**Written instruction**
Find and return each line containing "matplotlib".

**Material**

-=-=-=-=-

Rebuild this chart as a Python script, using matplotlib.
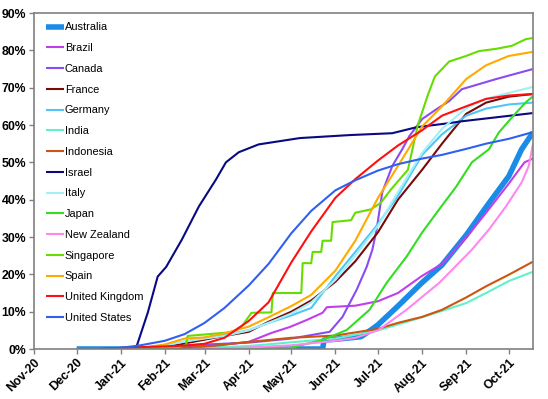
import matplotlib
matplotlib.use('Agg')
import matplotlib.pyplot as plt
import matplotlib.dates as mdates
from matplotlib.ticker import MultipleLocator, PercentFormatter
import pandas as pd
from datetime import datetime

plt.rcParams['font.family'] = ['Liberation Sans', 'DejaVu Sans']

# ---------------- data (share of population, %) ----------------
countries = ['Australia', 'Brazil', 'Canada', 'France', 'Germany', 'India', 'Indonesia',
             'Israel', 'Italy', 'Japan', 'New Zealand', 'Singapore', 'Spain',
             'United Kingdom', 'United States']

australia_dates = ['2020-12-01', '2021-05-23', '2021-05-24', '2021-06-01', '2021-06-19', '2021-06-26',
                   '2021-07-01', '2021-07-15', '2021-08-01', '2021-08-15', '2021-09-01', '2021-09-15',
                   '2021-10-01', '2021-10-10', '2021-10-18']
australia_vals = [0, 0, 2.4, 2.6, 3.3, 5.1, 6.5, 11.5, 17.8, 22.5, 30.5, 38, 46.3, 53.5, 58]

brazil_dates = ['2021-01-20', '2021-02-01', '2021-02-15', '2021-03-01', '2021-03-15', '2021-04-01',
                '2021-04-17', '2021-04-30', '2021-05-12', '2021-05-23', '2021-05-26', '2021-06-15',
                '2021-07-01', '2021-07-15', '2021-08-01', '2021-08-15', '2021-09-01', '2021-09-15',
                '2021-10-01', '2021-10-12', '2021-10-18']
brazil_vals = [0, 0.2, 0.5, 0.8, 1.2, 1.9, 4.3, 5.9, 7.8, 9.7, 11.2, 11.6, 12.8, 15, 19.6, 22.8,
               29.8, 36.5, 44.3, 50, 51]

canada_dates = ['2020-12-15', '2021-01-15', '2021-02-01', '2021-03-01', '2021-04-01', '2021-05-01',
                '2021-05-28', '2021-06-06', '2021-06-16', '2021-06-23', '2021-06-27', '2021-06-30',
                '2021-07-04', '2021-07-11', '2021-07-18', '2021-07-23', '2021-08-01', '2021-08-11',
                '2021-08-20', '2021-08-29', '2021-09-22', '2021-10-18']
canada_vals = [0, 0.3, 0.8, 1.2, 1.7, 2.8, 4.6, 8.6, 15.9, 22, 26.6, 32, 42, 49, 53.5, 57, 61.6,
               64.2, 66.4, 69.6, 72.3, 75]

france_dates = ['2020-12-27', '2021-01-15', '2021-02-01', '2021-02-15', '2021-03-01', '2021-03-15',
                '2021-04-01', '2021-04-15', '2021-05-01', '2021-05-15', '2021-06-01', '2021-06-15',
                '2021-07-01', '2021-07-15', '2021-08-01', '2021-08-15', '2021-09-01', '2021-09-15',
                '2021-10-01', '2021-10-18']
france_vals = [0, 0.1, 0.5, 1.5, 2.5, 3.5, 4.6, 7.3, 10, 13, 18, 23.5, 31.3, 40, 48, 55, 63, 66,
               67.6, 68.3]

germany_dates = ['2020-12-27', '2021-01-15', '2021-02-01', '2021-02-15', '2021-03-01', '2021-03-15',
                 '2021-04-01', '2021-04-15', '2021-05-01', '2021-05-15', '2021-06-01', '2021-06-15',
                 '2021-07-01', '2021-07-15', '2021-08-01', '2021-08-15', '2021-09-01', '2021-09-15',
                 '2021-10-01', '2021-10-18']
germany_vals = [0, 0.2, 1, 2, 3, 3.8, 5, 7, 9, 11, 19.5, 26, 33.5, 41, 52, 57.5, 62.5, 64.4,
                65.5, 66]

india_dates = ['2021-02-13', '2021-03-01', '2021-04-01', '2021-05-01', '2021-06-01', '2021-07-01',
               '2021-08-01', '2021-09-01', '2021-09-15', '2021-10-01', '2021-10-18']
india_vals = [0, 0.3, 0.8, 1.8, 2.8, 5, 8.5, 12.3, 15, 18.2, 20.7]

indonesia_dates = ['2021-01-28', '2021-03-01', '2021-04-01', '2021-05-01', '2021-06-01', '2021-07-01',
                   '2021-07-15', '2021-08-01', '2021-08-15', '2021-09-01', '2021-09-15', '2021-10-01',
                   '2021-10-18']
indonesia_vals = [0, 0.6, 1.9, 3, 3.6, 5.4, 7, 8.6, 10.5, 13.8, 16.8, 19.9, 23.4]

israel_dates = ['2020-12-20', '2021-01-10', '2021-01-12', '2021-01-20', '2021-01-27', '2021-02-02',
                '2021-02-13', '2021-02-25', '2021-03-09', '2021-03-16', '2021-03-25', '2021-04-08',
                '2021-05-07', '2021-06-11', '2021-07-11', '2021-07-28', '2021-08-20', '2021-08-29',
                '2021-10-18']
israel_vals = [0, 0, 0.5, 9.7, 19.4, 22, 29.3, 38.2, 45.4, 50, 52.7, 54.8, 56.5, 57.3, 57.8, 59.4,
               60.5, 61, 63.2]

italy_dates = ['2020-12-27', '2021-01-15', '2021-02-01', '2021-02-15', '2021-03-01', '2021-03-15',
               '2021-04-01', '2021-04-15', '2021-05-01', '2021-05-15', '2021-06-01', '2021-06-15',
               '2021-07-01', '2021-07-15', '2021-08-01', '2021-08-15', '2021-09-01', '2021-09-15',
               '2021-10-01', '2021-10-18']
italy_vals = [0, 0.1, 1, 2, 2.8, 3.5, 5, 7, 9.5, 12.5, 18.5, 25, 33, 42, 52.5, 59, 64.5, 67,
              68.6, 70.2]

japan_dates = ['2021-03-20', '2021-04-30', '2021-05-23', '2021-06-09', '2021-06-25', '2021-07-07',
               '2021-07-21', '2021-08-01', '2021-08-13', '2021-08-25', '2021-09-05', '2021-09-17',
               '2021-09-24', '2021-10-04', '2021-10-13', '2021-10-18']
japan_vals = [0, 0.3, 2.4, 5.1, 10.5, 17.7, 24.7, 31.2, 37.4, 43.5, 50, 53.5, 58, 62.4, 66.1, 67.7]

nz_dates = ['2021-02-20', '2021-04-01', '2021-05-01', '2021-06-01', '2021-06-15', '2021-07-01',
            '2021-07-21', '2021-08-13', '2021-09-05', '2021-09-17', '2021-09-29', '2021-10-10',
            '2021-10-15', '2021-10-18']
nz_vals = [0, 0.4, 1, 2.2, 3, 5, 10.5, 17.7, 26.6, 32, 38.2, 44.6, 49, 55]

singapore_dates = ['2021-01-15', '2021-02-10', '2021-02-16', '2021-02-17', '2021-03-20', '2021-03-27',
                   '2021-04-03', '2021-04-17', '2021-04-18', '2021-05-08', '2021-05-09', '2021-05-15',
                   '2021-05-16', '2021-05-22', '2021-05-23', '2021-05-29', '2021-05-30', '2021-06-12',
                   '2021-06-15', '2021-06-26', '2021-07-03', '2021-07-10', '2021-07-22', '2021-07-29',
                   '2021-08-05', '2021-08-10', '2021-08-20', '2021-09-01', '2021-09-10', '2021-09-22',
                   '2021-10-03', '2021-10-13', '2021-10-18']
singapore_vals = [0, 0.5, 1, 3.5, 4.5, 6, 9.7, 9.8, 15, 15, 23, 23, 26, 26, 29, 29, 34, 34.5,
                  36.5, 37.4, 39.2, 42.7, 48, 60, 68, 73, 77, 78.5, 79.8, 80.4, 81.2, 83, 83.3]

spain_dates = ['2021-01-01', '2021-01-15', '2021-02-01', '2021-02-15', '2021-03-01', '2021-03-15',
               '2021-04-01', '2021-04-15', '2021-05-01', '2021-05-15', '2021-06-01', '2021-06-15',
               '2021-07-01', '2021-07-15', '2021-08-01', '2021-08-15', '2021-09-01', '2021-09-15',
               '2021-10-01', '2021-10-18']
spain_vals = [0, 0.3, 1.2, 2.8, 3.1, 4.2, 6, 8.5, 11.5, 14.5, 21, 29, 40.5, 49, 59.6, 65, 72.3,
              76, 78.5, 79.6]

uk_dates = ['2020-12-20', '2021-01-01', '2021-01-15', '2021-02-01', '2021-02-15', '2021-03-01',
            '2021-03-15', '2021-04-01', '2021-04-15', '2021-05-01', '2021-05-15', '2021-06-01',
            '2021-06-15', '2021-07-01', '2021-07-15', '2021-08-01', '2021-08-15', '2021-09-01',
            '2021-09-15', '2021-10-01', '2021-10-18']
uk_vals = [0, 0.3, 0.5, 0.7, 0.9, 1.4, 3, 7.5, 12.5, 23.2, 31.5, 40.5, 45.5, 50.5, 54.5, 58.6,
           62.5, 65, 67, 67.9, 68.3]

us_dates = ['2020-12-15', '2021-01-01', '2021-01-15', '2021-02-01', '2021-02-15', '2021-03-01',
            '2021-03-15', '2021-04-01', '2021-04-15', '2021-05-01', '2021-05-15', '2021-06-01',
            '2021-06-15', '2021-07-01', '2021-07-15', '2021-08-01', '2021-08-15', '2021-09-01',
            '2021-09-15', '2021-10-01', '2021-10-18']
us_vals = [0, 0.3, 1, 2.2, 4, 7, 11, 17, 22.8, 31, 37, 42.5, 45.2, 47.8, 49.5, 51, 52, 53.6, 55,
           56.3, 58.1]

colors = ['#1a8ce8', '#c23ee8', '#8a4cf0', '#7a0a0a', '#4fc6f5', '#5ff2c8', '#cc5511',
          '#0a0a80', '#a0f0fa', '#33dd22', '#ff88ee', '#66dd00', '#ffaa00', '#ff1010', '#3060f0']
widths = [4.0, 1.5, 1.5, 1.5, 1.5, 1.5, 1.5, 1.5, 1.5, 1.5, 1.5, 1.5, 1.5, 1.5, 1.5]

all_dates = [australia_dates, brazil_dates, canada_dates, france_dates, germany_dates, india_dates,
             indonesia_dates, israel_dates, italy_dates, japan_dates, nz_dates, singapore_dates,
             spain_dates, uk_dates, us_dates]
all_vals = [australia_vals, brazil_vals, canada_vals, france_vals, germany_vals, india_vals,
            indonesia_vals, israel_vals, italy_vals, japan_vals, nz_vals, singapore_vals,
            spain_vals, uk_vals, us_vals]

# ---------------- figure ----------------
fig = plt.figure(figsize=(5.48, 3.99), dpi=100)
ax = fig.add_axes([34 / 548, 1 - 349 / 399, (533 - 34) / 548, (349 - 13) / 399])

for name, d, v, c, w in zip(countries, all_dates, all_vals, colors, widths):
    ax.plot(pd.to_datetime(d), v, color=c, lw=w, label=name,
            solid_joinstyle='round', solid_capstyle='butt')

ax.set_xlim(datetime(2020, 11, 1), datetime(2021, 10, 18))
ax.set_ylim(0, 90)
ax.xaxis.set_major_locator(mdates.MonthLocator())
ax.xaxis.set_major_formatter(mdates.DateFormatter('%b-%y'))
ax.yaxis.set_major_locator(MultipleLocator(10))
ax.yaxis.set_major_formatter(PercentFormatter(decimals=0))

ax.tick_params(axis='both', direction='out', length=3.5, width=1, color='#808080',
               labelsize=8.8, pad=2)
for lbl in ax.get_xticklabels():
    lbl.set_rotation(45)
    lbl.set_ha('right')
    lbl.set_rotation_mode('anchor')
    lbl.set_fontweight('bold')
for lbl in ax.get_yticklabels():
    lbl.set_fontweight('bold')

for s in ax.spines.values():
    s.set_color('#808080')
    s.set_linewidth(1.2)

ax.legend(loc='upper left', bbox_to_anchor=(0.024, 0.972), frameon=False, fontsize=7.9,
          handlelength=1.6, handletextpad=0.1, labelspacing=0.98, borderaxespad=0, borderpad=0)

fig.savefig('out.png', dpi=100)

-=-=-=-=-

**Task output**
Rebuild this chart as a Python script, using matplotlib.
import matplotlib
matplotlib.use('Agg')
import matplotlib.pyplot as plt
import matplotlib.dates as mdates
from matplotlib.ticker import MultipleLocator, PercentFormatter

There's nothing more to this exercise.